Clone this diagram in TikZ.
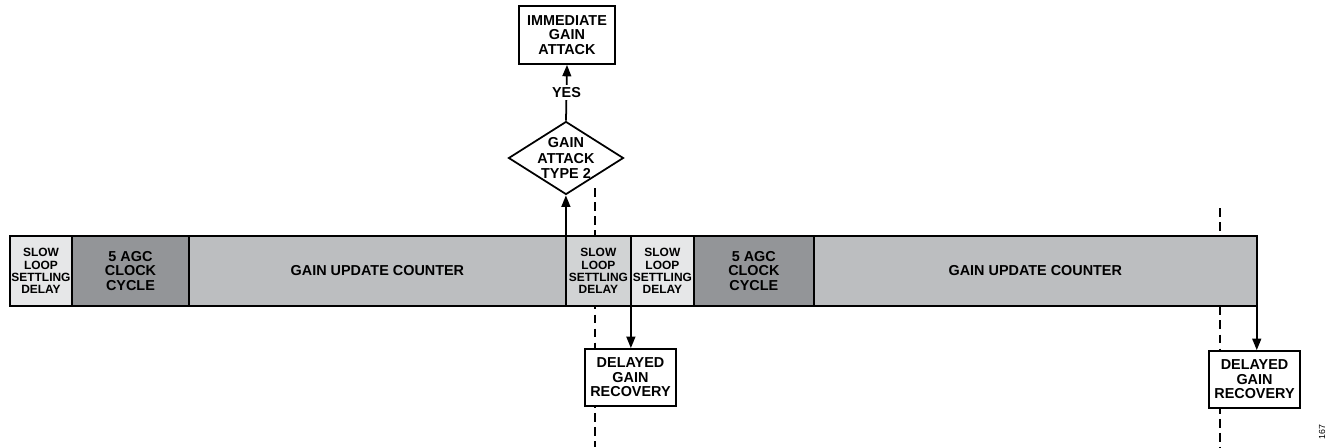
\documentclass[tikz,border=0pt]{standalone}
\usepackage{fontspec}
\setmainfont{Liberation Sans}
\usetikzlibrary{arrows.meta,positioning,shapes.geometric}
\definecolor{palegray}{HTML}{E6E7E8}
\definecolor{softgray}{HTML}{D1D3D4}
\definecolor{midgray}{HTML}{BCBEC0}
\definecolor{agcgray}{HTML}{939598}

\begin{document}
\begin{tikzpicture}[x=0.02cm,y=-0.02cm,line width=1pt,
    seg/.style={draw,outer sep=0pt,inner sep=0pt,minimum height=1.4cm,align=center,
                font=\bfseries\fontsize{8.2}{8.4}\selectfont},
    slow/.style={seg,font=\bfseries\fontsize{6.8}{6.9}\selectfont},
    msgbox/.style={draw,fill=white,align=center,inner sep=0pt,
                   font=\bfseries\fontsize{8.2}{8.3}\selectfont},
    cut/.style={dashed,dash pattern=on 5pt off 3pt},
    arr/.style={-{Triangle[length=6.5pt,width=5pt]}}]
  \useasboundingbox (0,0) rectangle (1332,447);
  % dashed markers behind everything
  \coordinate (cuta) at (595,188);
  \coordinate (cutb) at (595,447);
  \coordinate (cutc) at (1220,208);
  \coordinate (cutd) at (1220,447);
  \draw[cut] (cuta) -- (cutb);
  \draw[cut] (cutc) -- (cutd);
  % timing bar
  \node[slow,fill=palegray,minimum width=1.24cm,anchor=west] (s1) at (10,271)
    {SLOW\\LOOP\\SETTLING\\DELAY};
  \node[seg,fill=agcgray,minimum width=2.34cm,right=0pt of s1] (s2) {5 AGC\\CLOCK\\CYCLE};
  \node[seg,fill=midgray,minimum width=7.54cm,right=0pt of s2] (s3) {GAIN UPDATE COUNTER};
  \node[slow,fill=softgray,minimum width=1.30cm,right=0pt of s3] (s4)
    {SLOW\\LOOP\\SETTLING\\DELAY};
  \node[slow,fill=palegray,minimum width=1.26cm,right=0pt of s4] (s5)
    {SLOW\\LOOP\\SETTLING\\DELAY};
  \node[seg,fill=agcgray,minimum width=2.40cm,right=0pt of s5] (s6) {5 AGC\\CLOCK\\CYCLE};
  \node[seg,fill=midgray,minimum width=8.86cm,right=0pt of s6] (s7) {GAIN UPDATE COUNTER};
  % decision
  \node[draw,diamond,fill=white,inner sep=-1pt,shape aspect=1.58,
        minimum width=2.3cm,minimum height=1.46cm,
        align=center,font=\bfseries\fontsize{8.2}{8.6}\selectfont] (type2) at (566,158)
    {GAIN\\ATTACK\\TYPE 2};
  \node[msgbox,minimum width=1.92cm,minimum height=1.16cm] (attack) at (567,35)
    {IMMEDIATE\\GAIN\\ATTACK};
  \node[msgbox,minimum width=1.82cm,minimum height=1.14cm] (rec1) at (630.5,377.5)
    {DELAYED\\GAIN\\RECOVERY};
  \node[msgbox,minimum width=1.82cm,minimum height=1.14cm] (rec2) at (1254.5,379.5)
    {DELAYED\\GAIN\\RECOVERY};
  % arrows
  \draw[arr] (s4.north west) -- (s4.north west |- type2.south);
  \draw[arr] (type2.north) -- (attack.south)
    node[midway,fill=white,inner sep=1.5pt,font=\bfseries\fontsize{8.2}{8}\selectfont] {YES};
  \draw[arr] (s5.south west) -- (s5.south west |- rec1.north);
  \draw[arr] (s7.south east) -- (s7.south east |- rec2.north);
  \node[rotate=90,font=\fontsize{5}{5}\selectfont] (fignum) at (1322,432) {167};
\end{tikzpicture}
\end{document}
* * *
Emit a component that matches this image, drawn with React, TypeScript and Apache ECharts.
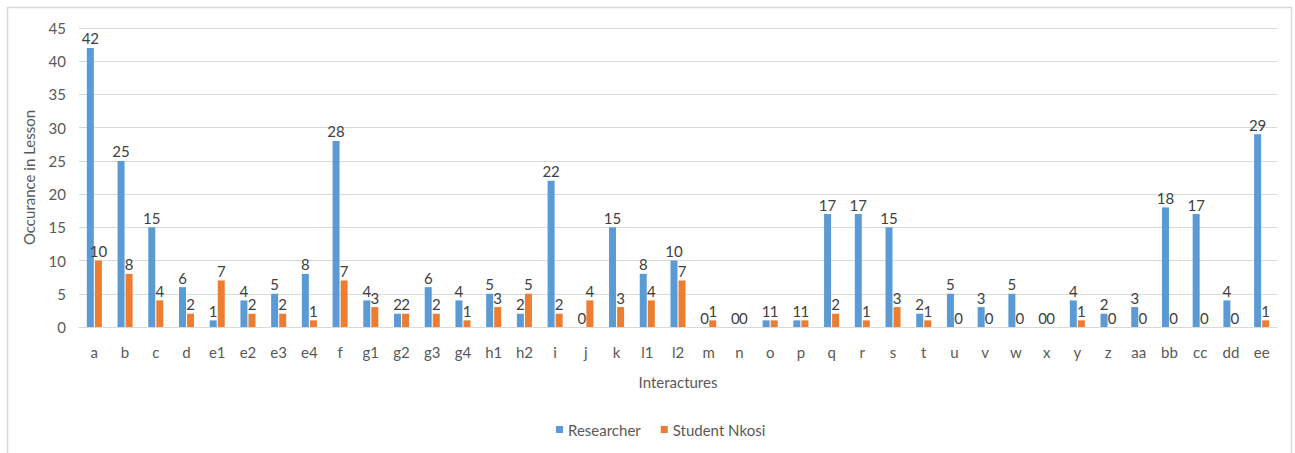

To be done: Count all lines of the data that include "this". The answer is the number alone.

Written reply: 2